A closely related but slightly different concept is stress. Stress is defined as what we feel when we believe we can’t cope with the demands facing us. It comprises two elements: a problem and a self-perception (specifically, that we’re not able to deal with the problem in question). Like anxiety, stress is rooted in the fight or flight system. It can trigger a range of emotional responses including, very often, anxiety.
You may also be wondering how anxiety differs from fear. In fact, the two terms are often used interchangeably, and we do so in this p. 12↵book. That said, some researchers do make a differentiation, and typically it revolves around the object of our emotion. Fear usually has a clear object – seeing a shark's fin while we’re swimming, perhaps, or a dangerous piece of driving from the car alongside us on the motorway – and it often functions as a sort of emergency reaction (being mildly frightened is almost a contradiction in terms). But things are generally much less clear-cut when it comes to anxiety. Instead of situations in which we know exactly what it is that's scaring us – and when our fear will soon disappear once the threat has passed – we may not have a clue why we feel anxious. As Holly Golightly put it in Breakfast at Tiffany's: ‘something bad is going to happen, only you don’t know what it is.’
Anxiety can often be a less intense feeling than fear. It can seem vague and amorphous – and for that very reason difficult to rid ourselves of. After all, if we don’t know what is making us anxious, it's difficult to know how to deal with the problem. Some experts have suggested that anxiety is the emotion we feel when we can’t, or don’t know how to, take action to deal with a threat. So a large dog charging towards us with its teeth bared is likely to prompt us to a fearful sprint; worries about dying are more likely to take the form of nagging anxiety than straightforward fear.

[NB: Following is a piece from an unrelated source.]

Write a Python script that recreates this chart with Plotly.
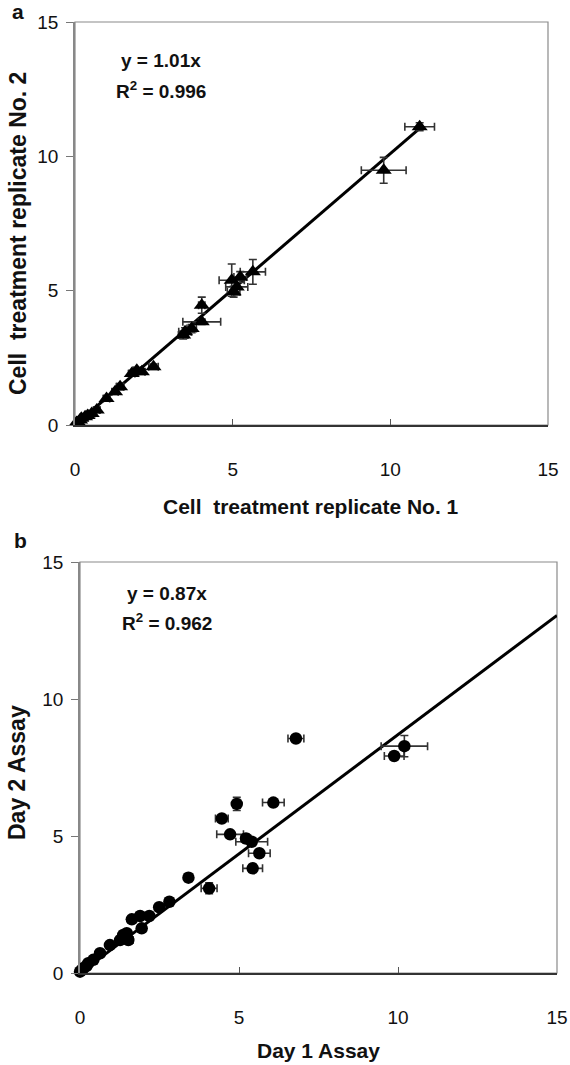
import plotly.graph_objects as go

# ---------------- data ----------------
# Panel a: Cell treatment replicate No.1 (x) vs No.2 (y)
a_x = [0.05, 0.10, 0.16, 0.20, 0.32, 0.40, 0.53, 0.69, 1.00, 1.27, 1.43, 1.80, 1.96, 2.12, 2.49,
       3.43, 3.49, 3.70, 4.02, 4.02, 4.97, 5.03, 5.13, 5.24, 5.64, 9.79, 10.93]
a_y = [0.09, 0.10, 0.19, 0.25, 0.31, 0.35, 0.43, 0.56, 0.99, 1.24, 1.42, 1.92, 2.04, 1.98, 2.17,
       3.35, 3.47, 3.59, 3.84, 4.46, 5.39, 4.96, 5.14, 5.51, 5.70, 9.48, 11.10]
a_xerr = [0.05, 0.05, 0.08, 0.05, 0.10, 0.08, 0.10, 0.10, 0.10, 0.10, 0.12, 0.10, 0.12, 0.10, 0.15,
          0.15, 0.20, 0.15, 0.60, 0.10, 0.40, 0.20, 0.35, 0.20, 0.40, 0.71, 0.47]
a_yerr = [0.05, 0.05, 0.08, 0.05, 0.10, 0.08, 0.10, 0.10, 0.10, 0.10, 0.12, 0.10, 0.10, 0.10, 0.10,
          0.15, 0.15, 0.15, 0.10, 0.30, 0.60, 0.20, 0.30, 0.20, 0.46, 0.48, 0.15]
a_slope = 1.01
a_r2 = "0.996"

# Panel b: Day 1 Assay (x) vs Day 2 Assay (y)
b_x = [0.00, 0.05, 0.10, 0.20, 0.26, 0.42, 0.63, 0.94, 1.26, 1.36, 1.47, 1.52, 1.63, 1.89, 1.94,
       2.18, 2.49, 2.81, 3.41, 4.06, 4.46, 4.72, 4.93, 5.22, 5.40, 5.43, 5.64, 6.08, 6.79, 9.88, 10.20]
b_y = [0.05, 0.10, 0.17, 0.25, 0.36, 0.48, 0.72, 1.02, 1.20, 1.39, 1.45, 1.20, 1.96, 2.08, 1.63,
       2.08, 2.40, 2.60, 3.48, 3.09, 5.64, 5.06, 6.17, 4.91, 4.79, 3.82, 4.37, 6.22, 8.56, 7.92, 8.28]
b_xerr = [0.05, 0.05, 0.05, 0.05, 0.08, 0.10, 0.10, 0.10, 0.10, 0.10, 0.12, 0.15, 0.10, 0.10, 0.12,
          0.10, 0.10, 0.12, 0.10, 0.25, 0.20, 0.42, 0.10, 0.15, 0.50, 0.31, 0.34, 0.34, 0.25, 0.31, 0.73]
b_yerr = [0.05, 0.05, 0.05, 0.05, 0.08, 0.10, 0.10, 0.10, 0.10, 0.10, 0.12, 0.15, 0.10, 0.10, 0.12,
          0.10, 0.10, 0.12, 0.15, 0.20, 0.10, 0.10, 0.24, 0.15, 0.10, 0.15, 0.10, 0.10, 0.10, 0.10, 0.39]
b_slope = 0.87
b_r2 = "0.962"

tick_vals = [0, 5, 10, 15]
tick_text = ["0", "5", "10", "15"]
axis_range = [0, 15]

# ---------------- figure ----------------
W, H = 570, 1065
FONT = "Liberation Sans, Arial, sans-serif"


def px(x):
    return x / W


def py(y):
    return 1 - y / H


fig = go.Figure()

err_style = dict(type="data", color="#333333", thickness=1.6, width=4)

# Panel a
fig.add_trace(go.Scatter(x=[0, max(a_x)], y=[0, a_slope * max(a_x)], mode="lines",
                         line=dict(color="black", width=3), xaxis="x", yaxis="y",
                         showlegend=False, hoverinfo="skip"))
fig.add_trace(go.Scatter(x=a_x, y=a_y, mode="markers", xaxis="x", yaxis="y",
                         marker=dict(symbol="triangle-up", size=14, color="black"),
                         error_x=dict(array=a_xerr, **err_style),
                         error_y=dict(array=a_yerr, **err_style),
                         cliponaxis=False, showlegend=False))

# Panel b
fig.add_trace(go.Scatter(x=[0, axis_range[1]], y=[0, b_slope * axis_range[1]], mode="lines",
                         line=dict(color="black", width=3), xaxis="x2", yaxis="y2",
                         showlegend=False, hoverinfo="skip"))
fig.add_trace(go.Scatter(x=b_x, y=b_y, mode="markers", xaxis="x2", yaxis="y2",
                         marker=dict(symbol="circle", size=12.5, color="black"),
                         error_x=dict(array=b_xerr, **err_style),
                         error_y=dict(array=b_yerr, **err_style),
                         cliponaxis=False, showlegend=False))

tickfont = dict(family=FONT, size=19, color="#111111")


def xaxis_cfg(dom, anchor):
    return dict(domain=dom, anchor=anchor, range=axis_range, tickvals=tick_vals, ticktext=tick_text,
                showgrid=False, zeroline=False, showline=True, linecolor="#333333", linewidth=1.5,
                ticks="inside", ticklen=6, tickcolor="#555555", tickfont=tickfont,
                ticklabelstandoff=26, automargin=False, fixedrange=True)


def yaxis_cfg(dom, anchor):
    return dict(domain=dom, anchor=anchor, range=axis_range, tickvals=tick_vals, ticktext=tick_text,
                showgrid=False, zeroline=False, showline=True, linecolor="#888888", linewidth=1.5,
                ticks="outside", ticklen=7, tickcolor="#777777", tickfont=tickfont,
                ticklabelstandoff=4, automargin=False, fixedrange=True)


# pixel geometry of the two plot areas
a_l, a_r, a_t, a_b = 75, 548, 22, 425
b_l, b_r, b_t, b_b = 80, 557, 562, 973

fig.update_layout(
    width=W, height=H, template="none",
    margin=dict(l=0, r=0, t=0, b=0, pad=0),
    paper_bgcolor="white", plot_bgcolor="white",
    xaxis=xaxis_cfg([px(a_l), px(a_r)], "y"),
    yaxis=yaxis_cfg([py(a_b), py(a_t)], "x"),
    xaxis2=xaxis_cfg([px(b_l), px(b_r)], "y2"),
    yaxis2=yaxis_cfg([py(b_b), py(b_t)], "x2"),
    showlegend=False,
)

# gray frames
for xr, yr in (("x domain", "y domain"), ("x2 domain", "y2 domain")):
    fig.add_shape(type="rect", xref=xr, yref=yr, x0=0, x1=1, y0=0, y1=1,
                  line=dict(color="#8a8a8a", width=1.2), layer="below")

ann = []
bold = dict(family=FONT, size=21, color="#111111")
# axis titles
ann.append(dict(text="<b>Cell\u00a0 treatment replicate No. 1</b>", x=px(311), y=py(506), font=bold))
ann.append(dict(text="<b>Cell\u00a0 treatment replicate No. 2</b>", x=px(18), y=py(234),
                font=dict(family=FONT, size=23, color="#111111"), textangle=-90))
ann.append(dict(text="<b>Day 1 Assay</b>", x=px(318), y=py(1050), font=bold))
ann.append(dict(text="<b>Day 2 Assay</b>", x=px(17), y=py(773),
                font=dict(family=FONT, size=23, color="#111111"), textangle=-90))
# panel letters
ann.append(dict(text="<b>a</b>", x=px(18), y=py(12), font=bold))
ann.append(dict(text="<b>b</b>", x=px(20), y=py(540), font=bold))
# equations
eqfont = dict(family=FONT, size=19, color="#111111")
ann.append(dict(text=f"<b>y = {a_slope:.2f}x</b>", x=px(161), y=py(60), font=eqfont))
ann.append(dict(text=f"<b>R<sup>2</sup> = {a_r2}</b>", x=px(161), y=py(90), font=eqfont))
ann.append(dict(text=f"<b>y = {b_slope:.2f}x</b>", x=px(167), y=py(593), font=eqfont))
ann.append(dict(text=f"<b>R<sup>2</sup> = {b_r2}</b>", x=px(167), y=py(622), font=eqfont))

for a in ann:
    fig.add_annotation(xref="paper", yref="paper", showarrow=False,
                       xanchor="center", yanchor="middle", **a)

fig.write_html("out.html", config={"displayModeBar": False},
               post_script="document.body.style.margin='0';document.body.style.overflow='hidden';")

If anxiety is normal, how can we tell whether it's getting out of hand? At what point does ordinary, run-of-the-mill anxiety become a clinical problem that needs attention? Every case must be judged in its own context, but a mental health professional will consider:
whether the individual is becoming anxious inappropriately (their anxiety is like an overly sensitive car alarm);
whether the anxiety is based on an unrealistic or excessive perception of danger;
how long anxiety has been affecting the person;
and the degree to which anxiety is interfering with the person's day-to-day life.
They’ll then try to match the person's experiences to the six types of anxiety disorder – the ones categorized as such by the main psychiatric diagnostic systems – that we describe in Chapters 5 to 10.
If you’re concerned about your own levels of anxiety, you’ll find self-assessment questionnaires for many specific disorders in the Appendix on pp. 124–132.